What good are you if your Temporary Lockdown deck doesn't even beat up on all the Cutter decks?
Don't get me wrong. I would rather be on the Black-White side than the red side most of the time. But the number of games where you empty your opponent's hand at 10+, play Sheoldred, and get comfy in your chair...
Only for them to rip some kind of Might of the Meek into a Monstrous Rage (yes, that's two spells) so that they now trigger not one but two Cutters... And did I mention the Monstrous Rage?
Really I think the lesson I learned is to not be too greedy.
You don't need to win by 100.
You don't need to get 3 cards with Temporary Lockdown. 2 is still an advantage. It's often better to just have more life total. Especially going second you'll often want to wait a turn because you can get a three-for-one; but you maybe should just suck it up and use your Momentum Breaker on that Heartfire Hero and eat the one point. Otherwise you will end up writing bullets like "it's not actually that great against red."
Because really, if you're going to slow down your Esper deck, raise the curve, and play a Temporary Lockdown that sweeps so much of your own stuff... You had best be beating up on the Cutter decks.
5. Other Versions Lean In More on Demons
You'll see other variations of the same style. Black and White (no Blue), lots of bouncy removal; Lockdowns for Cutters and small weenies...
But more copies of Unholy Annex and not only Archfiend of the Dross to support it from four; but even Soulstone Sanctuary. The Demon part of the deck is an underrated source of not only damage but life gain going long. (Unholy Annex + Sheoldred is a riot; Unholy Annex + Sheoldred + a Demon of any kind is playing another format entirely).
I know last week I said you should be playing a Cutter deck.
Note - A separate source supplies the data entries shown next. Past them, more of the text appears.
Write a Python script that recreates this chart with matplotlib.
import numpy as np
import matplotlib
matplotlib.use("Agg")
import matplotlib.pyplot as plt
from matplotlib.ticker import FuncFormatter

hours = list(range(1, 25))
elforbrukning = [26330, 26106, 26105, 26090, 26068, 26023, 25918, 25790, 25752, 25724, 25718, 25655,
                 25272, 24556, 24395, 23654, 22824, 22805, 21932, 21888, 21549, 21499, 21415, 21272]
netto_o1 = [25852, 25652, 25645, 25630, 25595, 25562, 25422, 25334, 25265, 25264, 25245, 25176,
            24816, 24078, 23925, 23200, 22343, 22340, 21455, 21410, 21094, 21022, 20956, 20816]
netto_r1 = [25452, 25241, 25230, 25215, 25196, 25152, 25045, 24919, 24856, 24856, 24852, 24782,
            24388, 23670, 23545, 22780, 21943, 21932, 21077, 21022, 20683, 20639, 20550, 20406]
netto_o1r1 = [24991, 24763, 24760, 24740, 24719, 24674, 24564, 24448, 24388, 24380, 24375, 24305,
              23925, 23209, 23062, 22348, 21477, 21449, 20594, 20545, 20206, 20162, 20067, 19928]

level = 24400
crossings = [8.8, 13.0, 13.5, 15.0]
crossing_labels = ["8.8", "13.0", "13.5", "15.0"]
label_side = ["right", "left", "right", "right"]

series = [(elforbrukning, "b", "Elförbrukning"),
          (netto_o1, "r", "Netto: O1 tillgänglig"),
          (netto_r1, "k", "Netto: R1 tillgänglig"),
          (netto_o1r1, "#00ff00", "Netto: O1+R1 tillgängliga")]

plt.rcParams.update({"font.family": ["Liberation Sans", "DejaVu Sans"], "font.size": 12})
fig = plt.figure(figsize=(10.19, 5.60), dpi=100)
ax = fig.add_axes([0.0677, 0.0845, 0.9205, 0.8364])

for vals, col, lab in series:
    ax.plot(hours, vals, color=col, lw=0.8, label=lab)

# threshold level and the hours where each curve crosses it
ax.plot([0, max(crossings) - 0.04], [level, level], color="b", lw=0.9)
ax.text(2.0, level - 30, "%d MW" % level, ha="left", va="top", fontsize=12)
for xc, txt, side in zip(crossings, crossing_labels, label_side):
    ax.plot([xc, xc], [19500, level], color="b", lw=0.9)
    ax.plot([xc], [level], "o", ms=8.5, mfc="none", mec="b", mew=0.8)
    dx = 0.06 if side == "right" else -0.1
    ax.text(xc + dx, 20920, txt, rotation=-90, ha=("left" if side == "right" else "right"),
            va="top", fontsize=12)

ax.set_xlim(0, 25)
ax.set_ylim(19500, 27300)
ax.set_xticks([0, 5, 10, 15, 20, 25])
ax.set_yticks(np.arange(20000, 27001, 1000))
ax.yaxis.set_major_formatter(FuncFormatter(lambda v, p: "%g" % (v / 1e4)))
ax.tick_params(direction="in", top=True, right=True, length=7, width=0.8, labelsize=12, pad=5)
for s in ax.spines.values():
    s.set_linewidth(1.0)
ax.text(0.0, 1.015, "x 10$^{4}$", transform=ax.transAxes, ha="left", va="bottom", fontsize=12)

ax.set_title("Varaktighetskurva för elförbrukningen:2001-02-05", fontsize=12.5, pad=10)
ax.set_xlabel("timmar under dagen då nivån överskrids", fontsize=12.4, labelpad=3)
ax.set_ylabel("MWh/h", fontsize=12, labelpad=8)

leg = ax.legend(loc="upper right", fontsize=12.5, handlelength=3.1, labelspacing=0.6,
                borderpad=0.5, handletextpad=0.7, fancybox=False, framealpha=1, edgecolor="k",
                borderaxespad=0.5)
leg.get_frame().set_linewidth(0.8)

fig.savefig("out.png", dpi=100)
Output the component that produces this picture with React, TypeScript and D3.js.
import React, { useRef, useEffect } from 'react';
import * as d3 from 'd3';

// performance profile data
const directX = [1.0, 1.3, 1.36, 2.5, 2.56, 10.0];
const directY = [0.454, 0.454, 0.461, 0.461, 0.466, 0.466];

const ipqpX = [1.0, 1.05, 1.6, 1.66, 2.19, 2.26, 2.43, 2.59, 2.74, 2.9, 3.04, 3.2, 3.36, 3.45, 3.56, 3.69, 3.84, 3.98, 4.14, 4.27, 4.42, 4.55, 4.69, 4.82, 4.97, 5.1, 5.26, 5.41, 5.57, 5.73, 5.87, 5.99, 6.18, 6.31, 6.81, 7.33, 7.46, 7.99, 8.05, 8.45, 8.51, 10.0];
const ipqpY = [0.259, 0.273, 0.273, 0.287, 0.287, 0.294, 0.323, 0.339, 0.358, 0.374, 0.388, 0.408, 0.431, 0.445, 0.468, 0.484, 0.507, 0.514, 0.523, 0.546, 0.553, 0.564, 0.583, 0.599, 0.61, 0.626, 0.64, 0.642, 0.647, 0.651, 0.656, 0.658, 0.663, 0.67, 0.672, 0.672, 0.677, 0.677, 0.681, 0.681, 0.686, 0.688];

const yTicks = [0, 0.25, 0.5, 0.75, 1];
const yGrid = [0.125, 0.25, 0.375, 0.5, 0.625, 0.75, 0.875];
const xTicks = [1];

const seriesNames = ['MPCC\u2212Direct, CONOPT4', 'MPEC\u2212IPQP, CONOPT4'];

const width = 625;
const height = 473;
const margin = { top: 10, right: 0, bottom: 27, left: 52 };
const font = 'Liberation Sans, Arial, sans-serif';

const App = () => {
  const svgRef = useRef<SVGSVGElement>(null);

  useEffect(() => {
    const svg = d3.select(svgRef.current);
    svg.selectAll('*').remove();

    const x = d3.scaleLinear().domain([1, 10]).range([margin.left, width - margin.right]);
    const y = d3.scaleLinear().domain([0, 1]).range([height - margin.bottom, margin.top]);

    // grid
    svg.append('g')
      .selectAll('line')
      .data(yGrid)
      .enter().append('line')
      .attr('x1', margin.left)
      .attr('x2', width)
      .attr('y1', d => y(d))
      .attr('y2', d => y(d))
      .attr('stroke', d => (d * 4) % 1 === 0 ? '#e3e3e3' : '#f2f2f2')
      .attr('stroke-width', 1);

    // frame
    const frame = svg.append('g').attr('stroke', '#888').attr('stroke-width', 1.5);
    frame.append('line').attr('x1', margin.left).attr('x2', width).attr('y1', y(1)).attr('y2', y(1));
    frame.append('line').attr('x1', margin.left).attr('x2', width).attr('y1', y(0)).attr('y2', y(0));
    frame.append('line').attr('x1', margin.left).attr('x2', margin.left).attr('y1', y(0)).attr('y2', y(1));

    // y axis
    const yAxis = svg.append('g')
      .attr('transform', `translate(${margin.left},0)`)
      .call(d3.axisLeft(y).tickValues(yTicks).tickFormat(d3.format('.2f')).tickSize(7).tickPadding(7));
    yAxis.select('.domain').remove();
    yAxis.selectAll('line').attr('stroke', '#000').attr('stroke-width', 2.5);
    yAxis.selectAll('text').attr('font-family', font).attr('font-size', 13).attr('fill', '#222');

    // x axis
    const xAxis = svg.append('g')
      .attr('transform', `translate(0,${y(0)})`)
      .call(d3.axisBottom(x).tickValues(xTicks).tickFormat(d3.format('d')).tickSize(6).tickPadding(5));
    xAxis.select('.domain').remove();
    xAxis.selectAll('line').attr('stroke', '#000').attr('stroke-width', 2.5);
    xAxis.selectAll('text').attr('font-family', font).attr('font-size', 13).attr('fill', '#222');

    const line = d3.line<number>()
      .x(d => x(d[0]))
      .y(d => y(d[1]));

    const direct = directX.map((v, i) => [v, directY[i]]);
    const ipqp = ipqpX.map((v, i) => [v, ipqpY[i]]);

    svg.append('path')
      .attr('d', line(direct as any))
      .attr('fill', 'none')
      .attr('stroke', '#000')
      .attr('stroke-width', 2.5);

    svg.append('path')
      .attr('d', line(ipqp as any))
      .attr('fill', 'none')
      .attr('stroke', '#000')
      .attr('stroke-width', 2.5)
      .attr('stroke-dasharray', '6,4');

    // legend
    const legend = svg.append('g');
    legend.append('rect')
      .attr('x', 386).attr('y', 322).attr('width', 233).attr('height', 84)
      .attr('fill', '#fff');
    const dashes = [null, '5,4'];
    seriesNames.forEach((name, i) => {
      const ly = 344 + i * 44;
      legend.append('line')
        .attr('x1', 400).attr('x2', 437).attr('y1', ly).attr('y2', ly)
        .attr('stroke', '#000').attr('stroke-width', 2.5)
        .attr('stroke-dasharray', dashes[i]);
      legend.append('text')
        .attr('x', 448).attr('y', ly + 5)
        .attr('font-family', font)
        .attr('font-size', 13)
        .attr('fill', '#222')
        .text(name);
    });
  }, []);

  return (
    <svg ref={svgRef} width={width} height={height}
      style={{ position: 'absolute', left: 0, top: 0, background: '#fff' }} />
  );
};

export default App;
I've found a lot of solace and a surprising amount of win rate actively trying to blunt the Cutters this week! Black-White isn't the biggest deck. Sometimes you put their Omniscience into the graveyard for them; but the disruption can be so overwhelming sometimes that you can even contend with Up the Beanstalk decks, and if you want to keep your life total manageable against Mice, there probably isn't a better option in Standard.